Kelompok tersebut juga menuduh bahwa kebijakan pelucutan senjata ini merupakan hasil dari tekanan Utusan AS, Tom Barrack, yang sebelumnya telah mempresentasikan rencana serupa kepada pemerintah Lebanon.

Meskipun demikian, Hizbullah menyatakan kesediaannya untuk berdialog mengenai strategi keamanan nasional, mengakhiri serangan Israel, pembebasan tahanan, dan rekonstruksi wilayah yang terkena dampak perang, asalkan tidak ada agresi. Mereka bersikeras bahwa perjanjian apa pun harus didahului oleh tindakan Israel, dan prioritas pemerintah haruslah pembebasan seluruh wilayah Lebanon dari pendudukan Israel.
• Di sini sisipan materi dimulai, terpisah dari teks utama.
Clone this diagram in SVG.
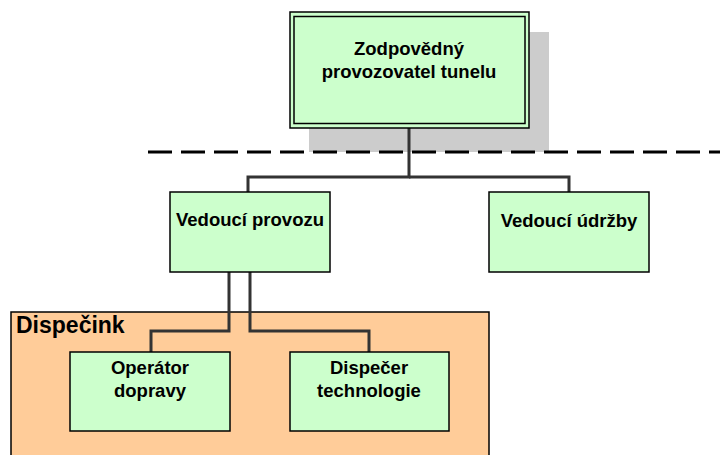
<svg xmlns="http://www.w3.org/2000/svg" width="720" height="455" viewBox="0 0 720 455">
<style>
.box{fill:#ccffcc;stroke:#000;stroke-width:1.5}
.t{font-family:"Liberation Sans",Arial,sans-serif;font-weight:bold;font-size:18.5px;fill:#000;text-anchor:middle}
.c{fill:none;stroke:#333;stroke-width:3}
</style>
<rect width="720" height="455" fill="#fff"/>
<g id="dispecink">
<rect x="11" y="312" width="478" height="150" fill="#ffcc99" stroke="#000" stroke-width="1.5"/>
<text x="16" y="333" font-family="Liberation Sans,Arial,sans-serif" font-weight="bold" font-size="23" fill="#000">Dispečink</text>
</g>
<rect x="309" y="32" width="240" height="120" fill="#cccccc"/>
<line x1="148" y1="152" x2="720" y2="152" stroke="#000" stroke-width="3" stroke-dasharray="24 9"/>
<g id="connectors">
<polyline class="c" points="409,128 409,177 248,177 248,192"/>
<polyline class="c" points="409,177 569,177 569,192"/>
<polyline class="c" points="229,272 229,331 151,331 151,352"/>
<polyline class="c" points="250,272 250,331 369,331 369,352"/>
</g>
<g id="top">
<rect x="290" y="12" width="239" height="116" fill="#ccffcc" stroke="#000" stroke-width="1.5"/>
<rect x="294" y="16.5" width="231" height="107" fill="none" stroke="#000" stroke-width="1.5"/>
<text class="t" x="409" y="55">Zodpovědný</text>
<text class="t" x="409" y="78">provozovatel tunelu</text>
</g>
<g id="vedouci-provozu">
<rect class="box" x="170" y="192" width="160" height="80"/>
<text class="t" x="250" y="226">Vedoucí provozu</text>
</g>
<g id="vedouci-udrzby">
<rect class="box" x="489" y="192" width="160" height="80"/>
<text class="t" x="569" y="227">Vedoucí údržby</text>
</g>
<g id="operator">
<rect class="box" x="70" y="352" width="160" height="79"/>
<text class="t" x="150" y="374">Operátor</text>
<text class="t" x="150" y="397">dopravy</text>
</g>
<g id="dispecer">
<rect class="box" x="290" y="352" width="159" height="79"/>
<text class="t" x="369" y="374">Dispečer</text>
<text class="t" x="369" y="397">technologie</text>
</g>
</svg>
Gerakan Amal, yang merupakan sekutu Hizbullah, juga mengkritik keputusan pemerintah tersebut sebagai tindakan yang prematur, mendesak pemerintah untuk mempertimbangkan kembali kebijakan tersebut. Mereka menilai bahwa pemerintah terlalu terburu-buru memberikan konsesi kepada Israel melalui perjanjian baru.
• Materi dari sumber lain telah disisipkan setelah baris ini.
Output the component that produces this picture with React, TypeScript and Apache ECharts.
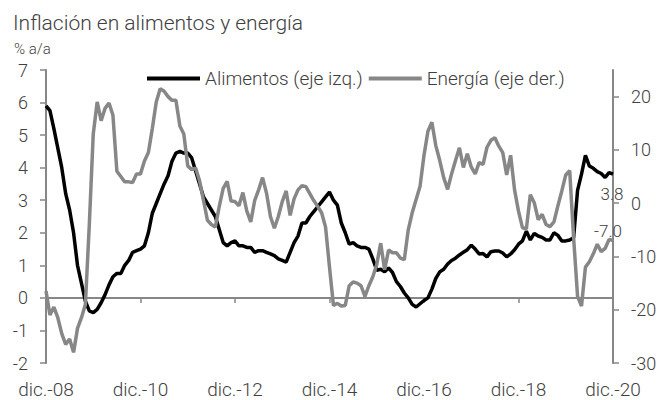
import React, { useEffect, useRef } from "react";
import * as echarts from "echarts";

const MONTHS = ["ene.", "feb.", "mar.", "abr.", "may.", "jun.", "jul.", "ago.", "sep.", "oct.", "nov.", "dic."];
const START_YEAR = 2008; // dic.-08
const N_MONTHS = 145;

const categories: string[] = [];
for (let i = 0; i < N_MONTHS; i++) {
  const m = (11 + i) % 12;
  const y = START_YEAR + Math.floor((11 + i) / 12);
  categories.push(MONTHS[m] + "-" + String(y % 100).padStart(2, "0"));
}

// Alimentos, % a/a (eje izq.)
const alimentos = [
  5.9, 5.75, 5.2, 4.6, 4.0, 3.2, 2.7, 2.0, 1.0, 0.45, -0.1, -0.4,
  -0.45, -0.35, -0.15, 0.1, 0.4, 0.65, 0.75, 0.75, 1.0, 1.15, 1.4, 1.45,
  1.5, 1.6, 2.0, 2.6, 2.9, 3.2, 3.5, 3.75, 4.2, 4.45, 4.5, 4.45,
  4.45, 4.3, 3.9, 3.5, 3.1, 2.9, 2.7, 2.5, 2.1, 1.7, 1.6, 1.7,
  1.75, 1.6, 1.6, 1.55, 1.55, 1.4, 1.45, 1.45, 1.4, 1.35, 1.3, 1.2,
  1.15, 1.1, 1.4, 1.7, 1.9, 2.3, 2.3, 2.5, 2.65, 2.8, 2.95, 3.1,
  3.25, 3.0, 2.85, 2.3, 2.0, 1.65, 1.7, 1.6, 1.55, 1.55, 1.5, 1.2,
  0.85, 0.88, 0.8, 0.92, 0.78, 0.5, 0.35, 0.15, 0.0, -0.2, -0.28, -0.18,
  -0.08, 0.0, 0.27, 0.6, 0.8, 0.88, 1.04, 1.15, 1.22, 1.32, 1.4, 1.48,
  1.62, 1.5, 1.35, 1.36, 1.26, 1.42, 1.44, 1.44, 1.38, 1.26, 1.35, 1.48,
  1.65, 1.75, 2.05, 1.78, 1.98, 1.9, 1.86, 1.78, 1.78, 2.0, 1.92, 1.75,
  1.75, 1.78, 1.85, 3.3, 3.8, 4.38, 4.05, 3.98, 3.88, 3.82, 3.7, 3.85,
  3.8,
];

// Energía, % a/a (eje der.)
const energia = [
  -16.5, -21, -19.5, -21.5, -24.5, -26.5, -25.5, -28, -23.5, -21.5, -19, -4,
  13, 19, 15.5, 17.8, 18.8, 16.5, 6, 5, 4.0, 4.0, 3.9, 5.5,
  5.5, 7.9, 9.5, 14, 19, 21.5, 21, 20, 19.3, 19.3, 14.5, 13,
  7, 6.3, 6.6, 4.2, 0.5, -3.2, -4.0, -4.5, -0.6, 2.8, 4.1, 0.4,
  0.3, -0.5, 2.0, -1.5, -3.5, 0.5, 2.5, 4.8, 1.9, -2.5, -4.7, -2.5,
  0.3, 2.3, -2.3, 0.8, 2.5, 3.3, 3.1, 1.8, 0.5, -0.6, -1.8, -4.5,
  -12, -19.2, -18.8, -19.3, -19.2, -15.5, -14.8, -15.0, -15.5, -17.5, -15.5, -13.8,
  -11.5, -7.5, -12.5, -8.8, -9.3, -9.3, -10.3, -10.6, -5.0, -1.8, 0.7, 3.2,
  9.0, 13.5, 15.2, 10.8, 8.0, 4.8, 2.6, 5.5, 8.0, 10.4, 6.7, 9.3,
  6.8, 5.5, 7.6, 7.3, 10.5, 11.8, 12.3, 10.7, 9.5, 5.3, 9.0, 2.5,
  -1.5, -4.6, -4.8, 1.6, 0.1, -3.1, -2.1, -4.0, -4.4, -3.5, -0.5, 2.3,
  5.3, 6.1, -6.5, -17.5, -19.3, -12, -11, -9.5, -7.7, -9.1, -8.5, -6.8,
  -7.0,
];

const leftTicks = [-2, -1, 0, 1, 2, 3, 4, 5, 6, 7];
const rightTicks = [-30, -20, -10, 0, 10, 20];
const RIGHT_MAX = 25;
const LABEL_EVERY = 24;

const TITLE = "Inflación en alimentos y energía";
const SUBTITLE = "% a/a";
const NAME_A = "Alimentos (eje izq.)";
const NAME_E = "Energía (eje der.)";

const FONT = "Roboto";
const TEXT = "#404040";
const AXIS = "#878787";
const GRAY = "#878787";

export default function App() {
  const ref = useRef<HTMLDivElement>(null);
  useEffect(() => {
    if (!ref.current) return;
    const chart = echarts.init(ref.current, null, { renderer: "svg" });
    const lastA = alimentos.length - 1;
    const lastE = energia.length - 1;
    chart.setOption({
      animation: false,
      backgroundColor: "#ffffff",
      textStyle: { fontFamily: FONT, fontWeight: 300, color: TEXT },
      title: [
        {
          text: TITLE,
          left: 8,
          top: 7,
          textStyle: { fontFamily: FONT, fontWeight: 300, fontSize: 21, color: TEXT },
        },
        {
          text: SUBTITLE,
          left: 9,
          top: 36,
          textStyle: { fontFamily: FONT, fontWeight: 300, fontSize: 15, color: TEXT },
        },
      ],
      legend: {
        left: 142,
        top: 64,
        icon: "rect",
        itemWidth: 53,
        itemHeight: 4,
        itemGap: 6,
        textStyle: { fontFamily: FONT, fontWeight: 300, fontSize: 19, color: TEXT },
        data: [NAME_A, NAME_E],
      },
      grid: { left: 46, right: 47, top: 70, bottom: 37 },
      xAxis: [
        {
          type: "category",
          data: categories,
          boundaryGap: false,
          position: "bottom",
          axisLine: { show: true, onZero: true, onZeroAxisIndex: 0, lineStyle: { color: AXIS, width: 2 } },
          axisTick: {
            show: true,
            length: 5,
            interval: (i: number) => i % LABEL_EVERY === 0,
            lineStyle: { color: AXIS, width: 1.5 },
          },
          axisLabel: { show: false },
          splitLine: { show: false },
        },
        {
          type: "category",
          data: categories,
          boundaryGap: false,
          position: "bottom",
          axisLine: { show: false, onZero: false },
          axisTick: { show: false },
          axisLabel: {
            show: true,
            interval: (i: number) => i % LABEL_EVERY === 0,
            fontFamily: FONT,
            fontWeight: 300,
            fontSize: 19,
            color: TEXT,
            margin: 17,
          },
          splitLine: { show: false },
        },
      ],
      yAxis: [
        {
          type: "value",
          position: "left",
          min: leftTicks[0],
          max: leftTicks[leftTicks.length - 1],
          interval: 1,
          axisLine: { show: true, onZero: false, lineStyle: { color: AXIS, width: 2 } },
          axisTick: { show: true, length: 6, lineStyle: { color: AXIS, width: 1.5 } },
          axisLabel: { fontFamily: FONT, fontWeight: 300, fontSize: 18, color: TEXT, margin: 18 },
          splitLine: { show: false },
        },
        {
          type: "value",
          position: "right",
          min: rightTicks[0],
          max: RIGHT_MAX,
          interval: 10,
          axisLine: { show: true, onZero: false, lineStyle: { color: AXIS, width: 2 } },
          axisTick: { show: true, length: 6, customValues: rightTicks, lineStyle: { color: AXIS, width: 1.5 } },
          axisLabel: {
            customValues: rightTicks,
            formatter: (v: number) => (rightTicks.indexOf(v) >= 0 ? String(v) : ""),
            fontFamily: FONT,
            fontWeight: 300,
            fontSize: 18,
            color: TEXT,
            margin: 18,
          },
          splitLine: { show: false },
        },
      ],
      series: [
        {
          name: NAME_A,
          type: "line",
          xAxisIndex: 0,
          yAxisIndex: 0,
          data: alimentos,
          symbol: "none",
          showSymbol: false,
          lineStyle: { color: "#000000", width: 3.5 },
          itemStyle: { color: "#000000" },
          z: 2,
          markPoint: {
            symbol: "circle",
            symbolSize: 0,
            data: [{ coord: [lastA, alimentos[lastA]], value: alimentos[lastA] }],
            label: {
              show: true,
              position: "inside",
              offset: [-1, 20],
              formatter: (p: any) => Number(p.value).toFixed(1),
              fontFamily: FONT,
              fontWeight: 300,
              fontSize: 17,
              color: TEXT,
            },
          },
        },
        {
          name: NAME_E,
          type: "line",
          xAxisIndex: 0,
          yAxisIndex: 1,
          data: energia,
          symbol: "none",
          showSymbol: false,
          lineStyle: { color: GRAY, width: 3.5 },
          itemStyle: { color: GRAY },
          z: 3,
          markPoint: {
            symbol: "circle",
            symbolSize: 0,
            data: [{ coord: [lastE, energia[lastE]], value: energia[lastE] }],
            label: {
              show: true,
              position: "inside",
              offset: [-5, -9],
              formatter: (p: any) => Number(p.value).toFixed(1),
              fontFamily: FONT,
              fontWeight: 300,
              fontSize: 17,
              color: TEXT,
            },
          },
        },
      ],
    });
    return () => chart.dispose();
  }, []);
  return (
    <div
      ref={ref}
      style={{ position: "fixed", left: 0, top: 0, width: 660, height: 400, background: "#fff" }}
    />
  );
}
Gerakan Amal mendesak pemerintah untuk fokus pada pengamanan gencatan senjata dan menghentikan aksi kekerasan Israel yang telah menyebabkan ratusan warga sipil Lebanon menjadi korban.

Kelompok Syiah, di bawah kepemimpinan Ketua Parlemen Nabih Berri, menuduh pemerintah bertindak bertentangan dengan sumpah jabatan presiden dan pernyataan menteri. Mereka menyerukan agar sidang kabinet yang akan datang menjadi kesempatan untuk memperbaiki kesalahan arah dan memulihkan persatuan Lebanon.

Situasi ini muncul setelah operasi militer Israel di Lebanon yang dimulai pada Oktober 2023 dan meningkat menjadi perang skala penuh pada September 2024, menyebabkan ribuan korban jiwa dan luka-luka. Meskipun gencatan senjata telah disepakati pada bulan November, ketegangan tetap tinggi dengan serangan Israel yang terus berlanjut di Lebanon selatan. Berdasarkan gencatan senjata, Israel seharusnya menarik pasukannya sepenuhnya dari Lebanon selatan pada Januari 2025, tetapi tenggat waktu tersebut diperpanjang karena penolakan Israel untuk mematuhi sepenuhnya perjanjian tersebut.